## Given task
Can you return the records below exactly as they stand, but only from the first line through the one with "Line, XAxis, YAxis"?

Entries with chart source code:
begin

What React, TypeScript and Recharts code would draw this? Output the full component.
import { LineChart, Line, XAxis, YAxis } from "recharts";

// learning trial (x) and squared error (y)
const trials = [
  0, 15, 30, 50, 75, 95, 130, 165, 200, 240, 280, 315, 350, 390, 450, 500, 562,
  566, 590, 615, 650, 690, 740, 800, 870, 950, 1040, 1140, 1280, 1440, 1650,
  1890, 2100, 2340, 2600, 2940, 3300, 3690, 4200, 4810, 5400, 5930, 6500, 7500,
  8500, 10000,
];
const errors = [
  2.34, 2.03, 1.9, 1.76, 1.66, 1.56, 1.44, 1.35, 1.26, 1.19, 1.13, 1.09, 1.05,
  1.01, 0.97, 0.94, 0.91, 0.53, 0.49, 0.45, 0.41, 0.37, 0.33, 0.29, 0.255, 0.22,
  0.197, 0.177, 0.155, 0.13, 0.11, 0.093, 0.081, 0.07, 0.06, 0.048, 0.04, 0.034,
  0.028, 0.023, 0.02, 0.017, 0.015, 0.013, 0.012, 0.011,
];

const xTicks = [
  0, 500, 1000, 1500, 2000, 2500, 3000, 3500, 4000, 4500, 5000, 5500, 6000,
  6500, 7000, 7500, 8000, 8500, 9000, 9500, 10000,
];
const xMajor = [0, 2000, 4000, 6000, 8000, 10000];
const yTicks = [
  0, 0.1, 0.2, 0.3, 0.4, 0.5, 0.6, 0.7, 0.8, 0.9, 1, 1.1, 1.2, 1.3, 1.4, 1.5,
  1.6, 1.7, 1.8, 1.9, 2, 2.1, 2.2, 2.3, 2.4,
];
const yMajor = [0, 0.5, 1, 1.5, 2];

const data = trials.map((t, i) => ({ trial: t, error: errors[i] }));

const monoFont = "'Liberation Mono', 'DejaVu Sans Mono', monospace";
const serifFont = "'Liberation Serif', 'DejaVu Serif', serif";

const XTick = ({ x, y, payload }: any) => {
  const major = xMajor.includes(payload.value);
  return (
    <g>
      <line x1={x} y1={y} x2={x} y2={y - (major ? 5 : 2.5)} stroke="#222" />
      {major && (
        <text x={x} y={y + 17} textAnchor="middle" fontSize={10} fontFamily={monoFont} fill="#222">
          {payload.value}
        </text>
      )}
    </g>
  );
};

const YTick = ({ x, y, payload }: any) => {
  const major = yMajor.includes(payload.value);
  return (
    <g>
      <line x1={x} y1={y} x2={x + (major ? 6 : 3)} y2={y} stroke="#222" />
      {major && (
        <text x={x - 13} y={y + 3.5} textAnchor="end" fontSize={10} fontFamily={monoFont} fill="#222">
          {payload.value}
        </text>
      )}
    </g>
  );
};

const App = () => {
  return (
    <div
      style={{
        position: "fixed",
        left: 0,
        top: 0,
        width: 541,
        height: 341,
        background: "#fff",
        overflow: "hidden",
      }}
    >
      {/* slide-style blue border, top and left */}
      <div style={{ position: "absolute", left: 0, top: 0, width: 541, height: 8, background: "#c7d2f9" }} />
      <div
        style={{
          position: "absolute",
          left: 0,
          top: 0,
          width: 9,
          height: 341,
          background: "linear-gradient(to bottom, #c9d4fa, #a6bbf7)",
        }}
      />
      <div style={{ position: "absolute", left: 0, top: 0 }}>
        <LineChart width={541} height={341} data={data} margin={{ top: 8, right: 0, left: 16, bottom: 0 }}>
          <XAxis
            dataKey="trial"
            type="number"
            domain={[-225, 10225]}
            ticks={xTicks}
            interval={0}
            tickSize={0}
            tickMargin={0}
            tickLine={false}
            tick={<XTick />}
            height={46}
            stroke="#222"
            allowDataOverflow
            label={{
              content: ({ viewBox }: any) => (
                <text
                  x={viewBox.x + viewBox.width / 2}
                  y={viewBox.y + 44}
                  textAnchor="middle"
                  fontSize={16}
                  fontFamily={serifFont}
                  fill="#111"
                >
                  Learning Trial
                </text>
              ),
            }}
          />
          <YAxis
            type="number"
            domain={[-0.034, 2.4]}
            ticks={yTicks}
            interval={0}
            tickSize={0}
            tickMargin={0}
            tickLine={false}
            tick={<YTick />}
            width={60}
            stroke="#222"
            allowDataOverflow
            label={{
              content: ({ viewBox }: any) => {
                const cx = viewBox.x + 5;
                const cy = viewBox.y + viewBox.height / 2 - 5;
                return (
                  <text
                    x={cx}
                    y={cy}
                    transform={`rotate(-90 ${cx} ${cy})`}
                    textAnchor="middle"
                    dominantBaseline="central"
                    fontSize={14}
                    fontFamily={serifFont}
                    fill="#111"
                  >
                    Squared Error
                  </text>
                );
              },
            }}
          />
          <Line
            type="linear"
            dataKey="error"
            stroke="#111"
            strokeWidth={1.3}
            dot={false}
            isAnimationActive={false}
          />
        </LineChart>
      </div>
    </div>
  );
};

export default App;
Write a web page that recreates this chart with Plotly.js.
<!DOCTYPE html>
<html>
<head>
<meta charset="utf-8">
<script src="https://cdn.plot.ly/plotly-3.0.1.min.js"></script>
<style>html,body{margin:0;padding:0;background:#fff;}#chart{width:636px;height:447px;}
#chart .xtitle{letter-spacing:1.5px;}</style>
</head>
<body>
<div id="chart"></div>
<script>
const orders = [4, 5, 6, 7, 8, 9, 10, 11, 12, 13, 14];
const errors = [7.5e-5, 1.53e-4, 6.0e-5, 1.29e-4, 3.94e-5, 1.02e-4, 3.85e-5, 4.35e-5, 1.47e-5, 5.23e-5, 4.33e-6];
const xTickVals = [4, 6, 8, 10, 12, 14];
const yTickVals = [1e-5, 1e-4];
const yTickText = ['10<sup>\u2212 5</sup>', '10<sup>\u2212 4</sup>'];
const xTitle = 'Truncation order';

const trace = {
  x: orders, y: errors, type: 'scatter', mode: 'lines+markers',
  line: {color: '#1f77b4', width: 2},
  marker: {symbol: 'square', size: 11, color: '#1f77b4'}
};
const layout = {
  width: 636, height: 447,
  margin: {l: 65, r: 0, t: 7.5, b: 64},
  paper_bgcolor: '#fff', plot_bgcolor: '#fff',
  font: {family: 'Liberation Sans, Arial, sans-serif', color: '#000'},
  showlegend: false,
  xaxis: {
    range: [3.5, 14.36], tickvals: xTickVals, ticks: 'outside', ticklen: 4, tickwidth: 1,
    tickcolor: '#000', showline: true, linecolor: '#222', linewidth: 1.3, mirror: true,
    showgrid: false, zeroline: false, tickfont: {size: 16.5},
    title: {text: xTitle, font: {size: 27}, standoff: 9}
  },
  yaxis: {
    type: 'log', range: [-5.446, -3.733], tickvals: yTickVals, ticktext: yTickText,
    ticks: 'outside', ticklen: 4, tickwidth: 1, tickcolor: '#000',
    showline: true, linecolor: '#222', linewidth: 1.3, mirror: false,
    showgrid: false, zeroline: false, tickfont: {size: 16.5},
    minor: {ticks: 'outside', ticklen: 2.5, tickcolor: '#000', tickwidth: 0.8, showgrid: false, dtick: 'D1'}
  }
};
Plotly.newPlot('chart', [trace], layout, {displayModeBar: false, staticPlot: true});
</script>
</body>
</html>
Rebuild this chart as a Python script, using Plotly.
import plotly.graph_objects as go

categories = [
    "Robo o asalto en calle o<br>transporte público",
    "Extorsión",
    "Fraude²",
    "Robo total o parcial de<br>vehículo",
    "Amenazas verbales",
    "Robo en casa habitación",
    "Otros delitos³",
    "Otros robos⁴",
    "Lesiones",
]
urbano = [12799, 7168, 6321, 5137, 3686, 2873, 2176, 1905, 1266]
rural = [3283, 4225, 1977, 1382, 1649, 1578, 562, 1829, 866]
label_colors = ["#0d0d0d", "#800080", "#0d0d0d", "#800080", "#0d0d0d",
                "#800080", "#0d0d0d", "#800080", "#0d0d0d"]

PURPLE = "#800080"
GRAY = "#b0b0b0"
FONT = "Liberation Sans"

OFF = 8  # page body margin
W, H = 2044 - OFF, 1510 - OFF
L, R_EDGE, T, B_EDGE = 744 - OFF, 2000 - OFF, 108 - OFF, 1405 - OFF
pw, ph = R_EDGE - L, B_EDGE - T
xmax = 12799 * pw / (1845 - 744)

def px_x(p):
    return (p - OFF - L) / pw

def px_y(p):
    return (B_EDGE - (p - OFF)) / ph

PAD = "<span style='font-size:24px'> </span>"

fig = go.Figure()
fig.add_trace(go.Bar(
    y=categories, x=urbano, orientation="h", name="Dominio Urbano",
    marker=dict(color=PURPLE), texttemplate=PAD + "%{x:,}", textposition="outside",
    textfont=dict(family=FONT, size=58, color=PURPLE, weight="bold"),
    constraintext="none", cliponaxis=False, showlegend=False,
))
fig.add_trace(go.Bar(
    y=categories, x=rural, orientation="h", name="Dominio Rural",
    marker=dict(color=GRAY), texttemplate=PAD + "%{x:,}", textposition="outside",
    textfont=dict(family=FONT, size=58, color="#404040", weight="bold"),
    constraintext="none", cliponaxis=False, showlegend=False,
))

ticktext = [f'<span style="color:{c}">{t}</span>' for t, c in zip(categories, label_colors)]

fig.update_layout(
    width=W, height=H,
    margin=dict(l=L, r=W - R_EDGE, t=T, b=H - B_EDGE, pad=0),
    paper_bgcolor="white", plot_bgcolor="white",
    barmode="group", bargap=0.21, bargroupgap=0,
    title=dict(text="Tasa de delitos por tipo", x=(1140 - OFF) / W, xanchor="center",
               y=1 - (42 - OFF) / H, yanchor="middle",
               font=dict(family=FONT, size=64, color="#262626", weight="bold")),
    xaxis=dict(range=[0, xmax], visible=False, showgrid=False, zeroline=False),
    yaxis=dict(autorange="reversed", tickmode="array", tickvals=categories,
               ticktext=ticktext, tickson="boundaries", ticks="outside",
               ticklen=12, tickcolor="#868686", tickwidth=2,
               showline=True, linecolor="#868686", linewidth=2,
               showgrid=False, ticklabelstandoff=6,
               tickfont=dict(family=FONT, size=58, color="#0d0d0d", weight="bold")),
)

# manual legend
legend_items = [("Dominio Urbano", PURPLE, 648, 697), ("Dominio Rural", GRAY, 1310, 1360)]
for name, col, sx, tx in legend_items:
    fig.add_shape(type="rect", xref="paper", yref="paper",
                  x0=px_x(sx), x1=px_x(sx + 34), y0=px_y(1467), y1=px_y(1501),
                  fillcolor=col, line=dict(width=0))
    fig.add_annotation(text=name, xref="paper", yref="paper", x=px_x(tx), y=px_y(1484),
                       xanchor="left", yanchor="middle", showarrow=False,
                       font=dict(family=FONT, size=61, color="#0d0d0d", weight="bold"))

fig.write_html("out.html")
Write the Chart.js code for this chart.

end

## Reply to the exercise
What React, TypeScript and Recharts code would draw this? Output the full component.
import { LineChart, Line, XAxis, YAxis } from "recharts";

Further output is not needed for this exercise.